Rosa matures and goes on with her wild ways, taking advantage of her sexuality and freedom after school.
She contracts Aids and, in the fifth story, A Thank You Note, she tackles the stigma surrounding it head on. Written as a letter to David, this story examines the irony of death, having survived Idi Amin’s bullets, and when Uganda is on a recovery path.
A Thank You Note draws heavily from folklore and takes a philosophical hue. But in the end, Rosa accepts her status and urges David to do the same.
Christine goes on to become a carefree party animal in Kampala universities’ socialising circles in the sixth story, Tropical Fish. She hooks up with a mzungu, Peter, who runs a business of exporting tropical fish from Uganda to Europe.
Peter makes love to her when she visits his house but Christine, held down by television exaggerated stereotypes about wazungu love making, does not know what to do.
But she glows in the thought that she is making love to a white man! She would later get pregnant and abort Peter’s child. On getting this news, Peter dispassionately pays her off and that’s about it for the cold affair!
Christine resurfaces in America in the seventh story, Lost in Los Angeles. Christine is here chasing the American Dream like so many other Ugandans. She gets her first taste of cultural shock when children, seeing a black person for the first time, call her a freak.
The people have pity or impatience in their eyes when she talks to them. She smiles at the wrong moments.
Everything in Los Angeles is automated, cold and impersonal. Loneliness bears down on her heavily in this city where things work with precision.
Christine narrates how boredom and dislocation weigh heavily on her in Los Angeles away from familiar sights of rotting fruit and swarming flies, and unkempt uncut grass back home. “I have been torn from natural living chaos that wrapped itself strongly around our lives. I am alone and trapped in metal. I am lost.”
But gradually she learns to cope and gets strong support from Ugandans and other Africans in this city.
In the eighth story, Questions of Home, a mature Christine returns to Uganda after living in America for eight years. But everything seems to have changed so much.
Her mother deftly snubs her hug and instead offers her a hand! She has a stick figure -- prized in America -- with no hips or breasts to speak of but her mother reminds her that this figure is not appreciated here! People think that a thin figure means one has Aids.

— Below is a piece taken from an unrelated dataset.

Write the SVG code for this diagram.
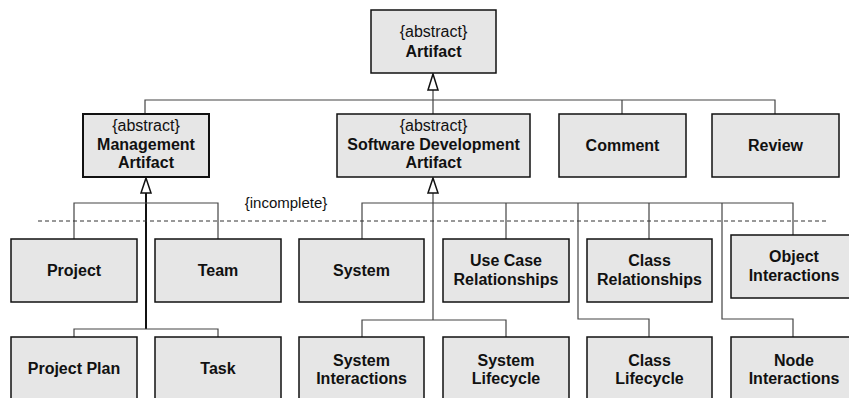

Christine starts to work and goes through a second culture shock as she tries to come to terms with life at home. To her shock, her boss often sees his private visitors for half of the morning and everybody views her with suspicion, having come from abroad.
Indeed, this is the pedestal from which each of her words and actions are now judged! But the author should have made Christine more forceful in practising the good mzungu things she has learnt instead of meekly getting brow beaten by everybody.
Tropical Fish renders the theme of growing up and self-discovery well. Some sections may appear lurid, but they are pardonable for aptly depicting the modern environment in which our girls are growing! The girls’ mother, like most African mothers, comes in their lives, and not coincidentally, in the first stories and last stories.
Tropical Fish intersperses some Ugandan local words that are explained in the text, giving the narrative an uplifting uniqueness of style.
Given the economy of words in short story genre, Tropical Fish succeeds in weaving the sisters’ linked journeys vividly and in a real way. At some point, it is hard to imagine that the narrators’ actions are fictional and not snapshots of the author herself.
No wonder Tropical Fish was short listed for the Caine prize in African writing twice in 2004 and 2005!
The book, which is distributed and marketed locally by Storymoja Africa Publishers, is recommended for the general reader and more so young women in school and college. There are many things in the book that they can identify with.